EU Commission President Ursula von der Leyen proposed to the 27-nation bloc a complete ban on oil imports from Russia — the sixth and toughest package of sanctions against Moscow over its invasion of Ukraine.
Addressing the European Parliament in Strasbourg on Wednesday, Leyen called on the EU's member nations to phase out imports of crude oil within six months and refined products by the end of the year.
"Let us be clear: it will not be easy," Leyen said in her address to the EU member states at the European Parliament Plenary. "Some Member States are strongly dependent on Russian oil. But we simply have to work on it."
"This will be a complete import ban on all Russian oil, seaborne and pipeline, crude and refined. We will make sure that we phase out Russian oil in an orderly fashion, in a way that allows us and our partners to secure alternative supply routes and minimizes the impact on global markets," she added.
The European Union has already agreed to phase out Russian coal imports as part of the fifth wave of sanctions imposed on Russia last month over what Moscow calls a "special military operation" in Ukraine.
Yet, the proposal to impose an oil embargo, which must be unanimously approved to take effect, may face fierce resistance and even risk sowing division among EU nations. Spain, Portugal, and France import relatively low amounts of oil from Russia, while Hungary, Slovakia, Finland, and Bulgaria, usually import more than 75 percent of their oil from Russia and might struggle to replace it with alternative sources.
Hungary has already been offered an extra year to ditch Russian oil but rejected the proposal as unacceptable. The Czech and Slovak governments are seeking a more extended transitional period — about two or three years — before they can implement a ban on Russian oil.
After Leyen's recent announcement, the global benchmark Brent crude price rose by more than 3.7 percent for the day.
Along with the oil embargo, Leyen also proposed sanctioning more Russian banks. The European Commission is reportedly set to exclude Sberbank, Russia's largest bank, and two other major banks from an international payment system used by thousands of financial institutions and known as SWIFT.
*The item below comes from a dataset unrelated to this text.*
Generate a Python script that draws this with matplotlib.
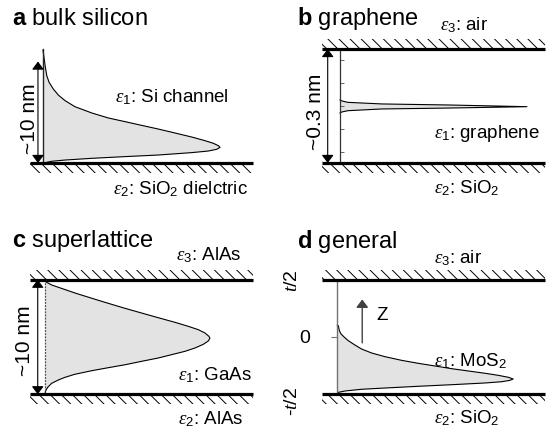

"By that, we hit banks that are systemically critical to the Russian financial system and Putin's ability to wage destruction," Leyen said.
Under the sixth package of sanctions, all 27 members also plan to ban three big Russian state-owned broadcasters from their airwaves over the spreading of disinformation about the war in Ukraine.
"They will not be allowed to distribute their content anymore in the EU, in whatever shape or form, be it on cable, via satellite, on the internet or via smartphone apps," Leyen said, describing these TV channels as "mouthpieces that amplify Putin's lies and propaganda aggressively."
Since Russia's invasion of Ukraine began on February 24, European countries have been focusing on how to wean themselves off Russian oil and gas. Officials in the US and the UK have already said their countries will stop buying Russian oil. Other European leaders have focused on limiting their imports over the next several years through conservation, finding alternative sources, and switching to wind and solar power as fast as possible.
Comprising 27 countries with a total population of 447 million people, the European Union is considered one of the largest and most prolific markets for energy exporters, given its lack of domestic resources.
Russia accounts for 25 percent of the EU's oil imports, most of which goes toward gasoline and diesel for vehicles. According to S&P Global Commodities Insights, Russia supplies over 60 percent of Europe's diesel imports, which is about 14 percent of Europe's demand.